Toutes les caractéristiques de l’art islamique sont déjà présentes sous les Seldjoukides : dans un tapis de Konya, du XIIIe siècle, représentant deux grands dragons opposés, dans ces petites chaises curules porte-Coran, minutieusement sculptées, dans la calligraphie érigée en un des beaux-arts. Des corans richement ornés se multiplient. Reliés de marocain, avec un rabat rehaussé d’or et ornés d’enluminures géométriques raffinées et somptueuses qui n’ont rien à envier à l’art des moines occidentaux de la même époque.

Toutes les influences se font sentir dans cet immense empire : un petit miroir d’argent s’orne, au revers, d’une frise d’animaux enroulés sur eux-mêmes d’inspiration scythe, un brûloir à encens de bronze en forme de félin rappelle les animaux fabuleux créés dans l’Espagne du califat de Cordoue. Et déjà, dans les livres, les enluminures commencent à devenir figuratives, prémices des miniatures persanes qui vont se développer dans les siècles suivants.

Après la chute du pouvoir seldjoukide, battu par les Mongols en 1194, ce sera Timur, connu chez nous sous le nom de Tamerlan, qui récupérera ce vaste empire en 1370, destituant les descendants de son compatriote Gengis Khan. Les Timourides, vont encore modifier les frontières de l’empire turc en pénétrant plus avant en Inde et en assurant leur pouvoir sur l’Anatolie. Leurs capitales seront disséminées à l’aune de l’immensité de leur territoire : Herat, Samarkand, Tabriz et Chiraz.
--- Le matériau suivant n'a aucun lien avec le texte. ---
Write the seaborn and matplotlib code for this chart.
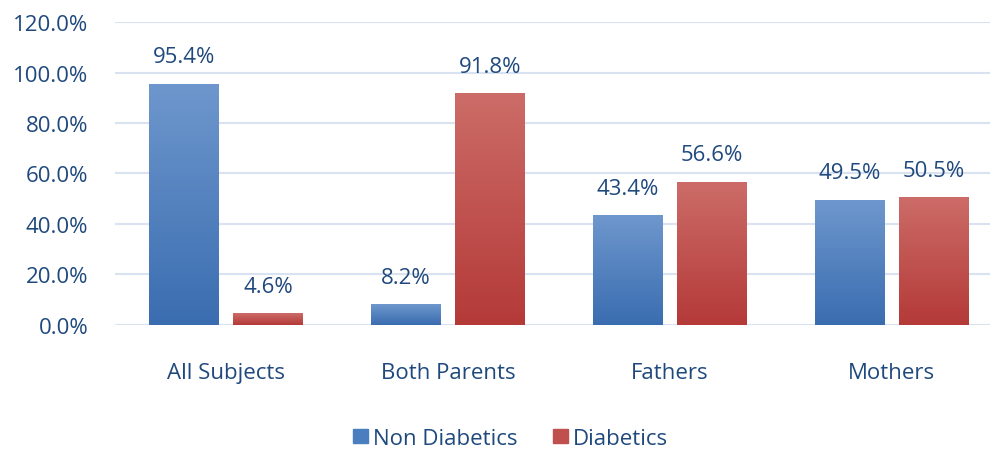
import numpy as np
import pandas as pd
import matplotlib
matplotlib.use("Agg")
import matplotlib.pyplot as plt
import seaborn as sns
from matplotlib.colors import LinearSegmentedColormap

categories = ["All Subjects", "Both Parents", "Fathers", "Mothers"]
non_diabetics = [95.4, 8.2, 43.4, 49.5]
diabetics = [4.6, 91.8, 56.6, 50.5]
series = ["Non Diabetics", "Diabetics"]

df = pd.DataFrame({
    "category": categories * 2,
    "group": [series[0]] * 4 + [series[1]] * 4,
    "value": non_diabetics + diabetics,
})

text_color = "#1F497D"
colors = {"Non Diabetics": "#4A7EBF", "Diabetics": "#C0504D"}
grads = {
    "Non Diabetics": ("#3A6DB0", "#6E97CD"),
    "Diabetics": ("#B43A38", "#CC6C68"),
}

sns.set_style("white")
plt.rcParams["font.family"] = ["Open Sans", "DejaVu Sans"]

fig, ax = plt.subplots(figsize=(9.9, 4.52), dpi=100)
fig.subplots_adjust(left=0.116, right=1.013, top=0.949, bottom=0.279)

sns.barplot(data=df, x="category", y="value", hue="group", order=categories,
            hue_order=series, palette=colors, width=0.76, gap=0.18,
            ax=ax, legend=False, saturation=1)

ax.set_ylim(0, 120)
ax.set_yticks(np.arange(0, 121, 20))
ax.yaxis.set_major_formatter(matplotlib.ticker.FuncFormatter(lambda v, p: f"{v:.1f}%"))
ax.grid(axis="y", color="#D9E2F0", linewidth=1.5)
ax.set_axisbelow(True)
for s in ax.spines.values():
    s.set_visible(False)
ax.set_xlabel("")
ax.set_ylabel("")
ax.tick_params(axis="y", colors=text_color, labelsize=16, length=0, pad=19)
ax.tick_params(axis="x", colors=text_color, labelsize=16, length=0, pad=27)

# gradient fill, values labels
for cont, name in zip(ax.containers, series):
    cmap = LinearSegmentedColormap.from_list(name, grads[name])
    for bar in cont:
        bar.set_facecolor("none")
        bar.set_edgecolor("none")
        x0, y0 = bar.get_x(), bar.get_y()
        w, h = bar.get_width(), bar.get_height()
        im = ax.imshow(np.linspace(0, 1, 256).reshape(-1, 1), cmap=cmap,
                       extent=[x0, x0 + w, y0, y0 + h], origin="lower",
                       aspect="auto", zorder=2)
        im.set_clip_path(bar)
    ax.bar_label(cont, labels=[f"{v:.1f}%" for v in cont.datavalues],
                 padding=12, color=text_color, fontsize=16)
ax.set_xlim(-0.5, 3.5)
ax.set_ylim(0, 120)

handles = [plt.Rectangle((0, 0), 1, 1, color=colors[s]) for s in series]
fig.legend(handles, series, loc="center", bbox_to_anchor=(0.516, 0.028),
           ncol=2, frameon=False, fontsize=16, labelcolor=text_color,
           handlelength=0.65, handleheight=0.65, handletextpad=0.25, columnspacing=1.6)

fig.savefig("out.png", dpi=100)
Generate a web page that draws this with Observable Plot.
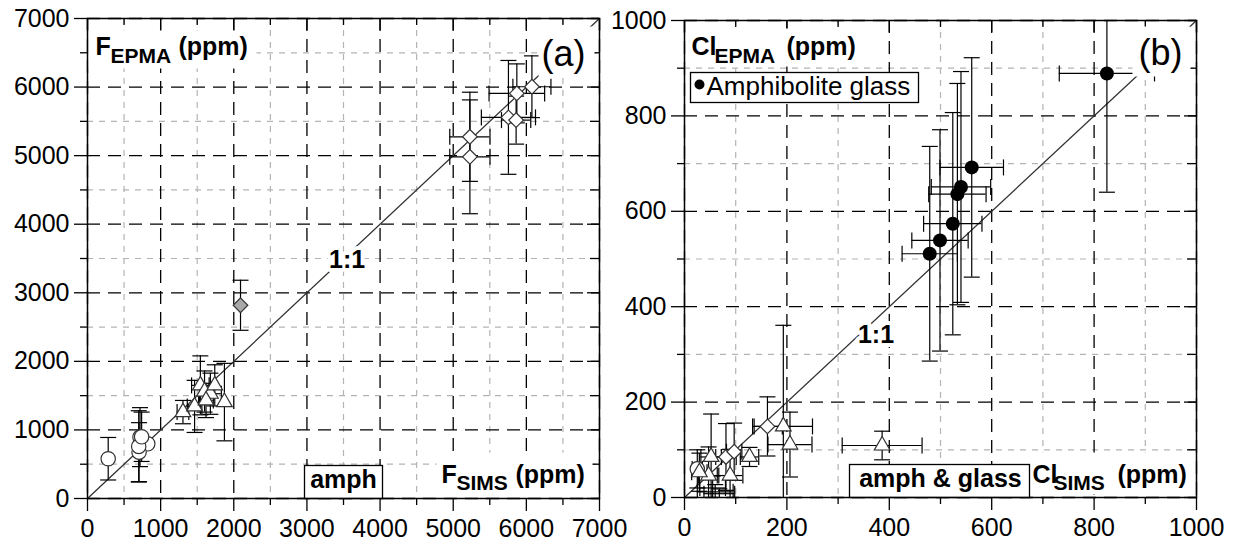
<!DOCTYPE html>
<html><head><meta charset="utf-8">
<script src="https://cdn.jsdelivr.net/npm/d3@7"></script>
<script src="https://cdn.jsdelivr.net/npm/@observablehq/plot@0.6"></script>
<style>
body{margin:0;background:#fff;}
#wrap{display:flex;width:1237px;height:551px;overflow:visible;}
#wrap svg{overflow:visible;flex:none;}
</style></head><body><div id="wrap"></div>
<script>
// ---------- Panel (a): F ----------
const aMajorTicks = [0,1000,2000,3000,4000,5000,6000,7000];
const aMinorTicks = [500,1500,2500,3500,4500,5500,6500];
const aType = ["circle","circle","circle","circle","circle","circle",
  "triangle","triangle","triangle","triangle","triangle","triangle","triangle","triangle",
  "diamond","diamond","diamond","diamond","diamond","diamond","gray"];
const aSims = [283,718,824,705,700,740, 1305,1464,1543,1600,1680,1620,1872,1740, 5228,5228,5870,6076,5755,5860, 2092];
const aEpma = [580,895,798,676,760,900, 1260,1343,1650,1560,1528,1430,1406,1650, 5275,4983,5908,6005,5558,5518, 2818];
const aSimsErr = [0,0,0,0,0,0, 80,100,120,0,150,100,0,0, 275,275,380,260,370,200, 0];
const aEpmaErr = [310,430,0,430,520,360, 170,380,430,300,300,250,565,300, 650,830,430,450,830,350, 365];
const aOneToOne = [0,7000];

// ---------- Panel (b): Cl ----------
const bMajorTicks = [0,200,400,600,800,1000];
const bMinorTicks = [100,300,500,700,900];
const bType = ["circle",
  "triangle","triangle","triangle","triangle","triangle","triangle","triangle","triangle",
  "diamond","diamond","diamond",
  "bar","bar","bar",
  "glass","glass","glass","glass","glass","glass","glass"];
const bSims = [25, 52,47,89,29,127,193,206,386, 81,97,162, 60,68,55, 479,499,524,533,540,561,825];
const bEpma = [60, 85,46,46,53,85,149,111,109, 85,96,149, 12,8,20, 511,539,574,636,651,692,889];
const bSimsErr = [10, 20,20,25,15,18,57,43,78, 20,15,29, 35,30,25, 54,55,57,56,58,62,93];
const bEpmaErr = [40, 90,60,55,40,20,212,68,30, 70,60,62, 15,10,25, 225,232,233,232,242,230,249];
const bOneToOne = [0,1000];

const FONT = "'Liberation Sans', Arial, Helvetica, sans-serif";
const rows = (t,x,y,xe,ye) => t.map((k,i)=>({type:k,x:x[i],y:y[i],xe:xe[i],ye:ye[i]}));
const aData = rows(aType,aSims,aEpma,aSimsErr,aEpmaErr);
const bData = rows(bType,bSims,bEpma,bSimsErr,bEpmaErr);

const hcap = {draw(c){c.moveTo(-8,0);c.lineTo(8,0);}};
const vcap = {draw(c){c.moveTo(0,-8);c.lineTo(0,8);}};

function errorMarks(data){
  const v = data.filter(d=>d.ye>0), h = data.filter(d=>d.xe>0);
  const s = {stroke:"black", strokeWidth:1.2, clip:true};
  return [
    Plot.ruleX(v,{x:"x",y1:d=>d.y-d.ye,y2:d=>d.y+d.ye,...s}),
    Plot.ruleY(h,{y:"y",x1:d=>d.x-d.xe,x2:d=>d.x+d.xe,...s}),
    Plot.dot(v,{x:"x",y:d=>d.y-d.ye,symbol:hcap,fill:"none",...s}),
    Plot.dot(v,{x:"x",y:d=>d.y+d.ye,symbol:hcap,fill:"none",...s}),
    Plot.dot(h,{x:d=>d.x-d.xe,y:"y",symbol:vcap,fill:"none",...s}),
    Plot.dot(h,{x:d=>d.x+d.xe,y:"y",symbol:vcap,fill:"none",...s})
  ];
}
function symbolMarks(data){
  const st = {x:"x",y:"y",stroke:"#333",strokeWidth:1.2};
  return [
    Plot.dot(data.filter(d=>d.type==="circle"),{...st,r:7.2,fill:"white"}),
    Plot.dot(data.filter(d=>d.type==="triangle"),{...st,symbol:"triangle",r:5.8,fill:"white"}),
    Plot.dot(data.filter(d=>d.type==="diamond"),{...st,symbol:"diamond2",r:6.6,fill:"white"}),
    Plot.dot(data.filter(d=>d.type==="gray"),{...st,symbol:"diamond2",r:6.6,fill:"#a8a8a8"}),
    Plot.dot(data.filter(d=>d.type==="glass"),{x:"x",y:"y",r:7,fill:"black"})
  ];
}
function geom(g){ return {...g, innerW:g.width-g.left-g.right, innerH:551-g.top-g.bottom}; }
function box(g,x0,y0,x1,y1,border){
  return Plot.frame({fill:"white", stroke: border ? "black" : "none", strokeWidth:1.3,
    insetLeft:x0-(g.offset+g.left), insetRight:(g.offset+g.left+g.innerW)-x1,
    insetTop:y0-g.top, insetBottom:(g.top+g.innerH)-y1});
}
function label(g,str,x,y,o={}){
  return Plot.text([str],{text:d=>d,frameAnchor:"top-left",dx:x-(g.offset+g.left),dy:y-g.top,
    lineAnchor:"bottom",textAnchor:"start",fontSize:25,fontWeight:"bold",fill:"black",...o});
}
function axes(g,major,minor){
  const ts = {stroke:"black",strokeWidth:1.3};
  return [
    Plot.axisX({ticks:major,tickSize:13,tickPadding:8,tickFormat:d3.format("d"),fontSize:25,label:null,...ts}),
    Plot.axisX({ticks:minor,tickSize:7,tickFormat:()=>"",label:null,...ts}),
    Plot.axisY({ticks:major,tickSize:13,tickPadding:5,tickFormat:d3.format("d"),fontSize:25,label:null,...ts}),
    Plot.axisY({ticks:minor,tickSize:7,tickFormat:()=>"",label:null,...ts}),
    Plot.ruleX(major,{insetBottom:g.innerH-12,...ts}),
    Plot.ruleX(minor,{insetBottom:g.innerH-7,...ts}),
    Plot.ruleY(major,{insetLeft:g.innerW-12,...ts}),
    Plot.ruleY(minor,{insetLeft:g.innerW-9,...ts})
  ];
}
function grids(major,minor){
  const mi = {stroke:"#b4b4b4",strokeOpacity:1,strokeWidth:1.2,strokeDasharray:"6,6"};
  const ma = {stroke:"black",strokeOpacity:1,strokeWidth:1.3,strokeDasharray:"13,8"};
  return [Plot.gridX({ticks:minor,...mi}),Plot.gridY({ticks:minor,...mi}),
          Plot.gridX({ticks:major,...ma}),Plot.gridY({ticks:major,...ma})];
}

// Panel A
const gA = geom({offset:0,width:610,left:87,right:11,top:18,bottom:53});
const plotA = Plot.plot({
  width:gA.width, height:551, marginLeft:gA.left, marginRight:gA.right, marginTop:gA.top, marginBottom:gA.bottom,
  style:{fontFamily:FONT,fontSize:"25px",color:"black",background:"transparent",overflow:"visible"},
  x:{domain:[0,7000]}, y:{domain:[0,7000]},
  marks:[
    ...grids(aMajorTicks,aMinorTicks),
    Plot.line(aOneToOne,{x:d=>d,y:d=>d,stroke:"#333",strokeWidth:1.3}),
    Plot.text(["1:1"],{x:()=>3550,y:()=>3480,text:d=>d,fontSize:25,fontWeight:"bold",fill:"black",stroke:"white",strokeWidth:8}),
    ...axes(gA,aMajorTicks,aMinorTicks),
    ...errorMarks(aData),
    ...symbolMarks(aData),
    box(gA,88,30,256,68), box(gA,538,26,594,76), box(gA,436,452,592,494), box(gA,304,465,382,498,true),
    label(gA,"F",95,54), label(gA,"EPMA",110,62,{fontSize:21}), label(gA,"(ppm)",178,54),
    label(gA,"(a)",563,65,{fontSize:36,fontWeight:"normal",textAnchor:"middle"}),
    label(gA,"F",441,482), label(gA,"SIMS",456,489,{fontSize:21}), label(gA,"(ppm)",515,482),
    label(gA,"amph",343,487,{textAnchor:"middle"}),
    Plot.frame({stroke:"black",strokeWidth:1.5})
  ]
});

// Panel B
const gB = geom({offset:610,width:627,left:74,right:41,top:20,bottom:54});
const plotB = Plot.plot({
  width:gB.width, height:551, marginLeft:gB.left, marginRight:gB.right, marginTop:gB.top, marginBottom:gB.bottom,
  style:{fontFamily:FONT,fontSize:"25px",color:"black",background:"transparent",overflow:"visible"},
  x:{domain:[0,1000]}, y:{domain:[0,1000]},
  marks:[
    ...grids(bMajorTicks,bMinorTicks),
    Plot.line(bOneToOne,{x:d=>d,y:d=>d,stroke:"#333",strokeWidth:1.3}),
    Plot.text(["1:1"],{x:()=>374,y:()=>340,text:d=>d,fontSize:25,fontWeight:"bold",fill:"black",stroke:"white",strokeWidth:8}),
    ...axes(gB,bMajorTicks,bMinorTicks),
    ...errorMarks(bData),
    ...symbolMarks(bData),
    box(gB,686,28,862,66), box(gB,1132,26,1190,76), box(gB,1029,452,1192,494),
    box(gB,690,72,918,102,true), box(gB,849,464,1029,497,true),
    label(gB,"Cl",691,54), label(gB,"EPMA",714,62,{fontSize:21}), label(gB,"(ppm)",786,54),
    Plot.dot([0],{frameAnchor:"top-left",dx:699-(gB.offset+gB.left),dy:84-gB.top,r:5,fill:"black"}),
    label(gB,"Amphibolite glass",706,94,{fontSize:26,fontWeight:"normal"}),
    label(gB,"(b)",1160,64,{fontSize:36,fontWeight:"normal",textAnchor:"middle"}),
    label(gB,"Cl",1032,482), label(gB,"SIMS",1053,489,{fontSize:21}), label(gB,"(ppm)",1117,482),
    label(gB,"amph & glass",940,486,{textAnchor:"middle"}),
    Plot.frame({stroke:"black",strokeWidth:1.5})
  ]
});
document.getElementById("wrap").append(plotA, plotB);
</script></body></html>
Cet intrépide seigneur de la guerre n’en sera pas moins, lui aussi, un grand mécène des arts qui vont connaître une floraison sans précédent. C’est sous son règne que la culture des steppes et celle, déjà raffinée, de l’Iran vont fusionner pour construire une authentique culture turque. Tamerlan crée notamment une bibliothèque royale pour mettre en valeur l’importance du livre dans l’Islam. Vous verrez quantité d’ouvrages religieux mais surtout profanes, des livres de poésie sublimes, les diwan, véritables joyaux, regorgeant de miniatures peintes, scènes paradisiaques avec des personnages aux traits chinois barrés d’immenses moustaches. Vous admirerez un manuscrit de 30 mètres de long, catalogue des motifs de décoration architecturale utilisés sous les Timourides.

L’exposition a également réuni un grand nombre de kaftan, ces manteaux matelassés de coton ou de soie, entièrement brodés de fils d’or ou d’argent, parfois doublés de renard, d’une étonnante fraîcheur.

En revanche, la sculpture est rare, pour ne pas dire inexistante. David Roxburgh, professeur d’histoire de l’art et de l’architecture à l’université de Harvard, co-commissaire de l’exposition, a une explication : « Si la représentation humaine en deux dimensions ne gêne pas l’Islam des Seldjoukides, ni des Timourides, la recréation d’un personnage en trois dimensions est considérée comme idolâtre et hérétique. »

D’origine aussi obscure que l’étaient les Seldjoukides, vont

arriver ensuite les Ottomans, du nom de leur chef Osman Ier. Ces tribus sont disséminées le long de la frontière avec l’Empire byzantin qu’ils vont détruire définitivement par la prise de Constantinople, en 1453, rebaptisée Istanbul. Le pouvoir va donc encore une fois se déplacer vers l’ouest, jusqu’au Maroc et au cœur de l’Europe, à Vienne, où s’arrêtera sa progression. Les successeurs d’Osman sont également de fastueux mécènes qui vont vivre dans un luxe inouï.

De cette époque, celle de Soliman le Magnifique avec ses turbans monumentaux surmontés de bonnets pointus, ses armes ornées d’or et de pierres précieuses, l’exposition présente des pièces d’un raffinement extrême. Comme ces chemises « magiques » entièrement inscrites à la peinture d’or de versets du Coran, comme ce jeu d’échecs en cristal de roche orné de cabochons de rubis et d’émeraude, ou ces récipients en dentelle de bronze couverts de gemmes. Comme ce chanfrein de cheval, casque plaqué d’or fin et orné de frises de motifs piquetés. Sans oublier les nombreuses poteries d’Iznik, avec la fraîcheur délicate et toujours intacte de leurs motifs floraux.

(*) Jusqu’au 12 avril 2005 à la Royal Academy of Arts. Picadilly. London W1. Rés. : 00.44.08.70.848.84.84. ou www.turks.org.uk. Catalogue : 50 £.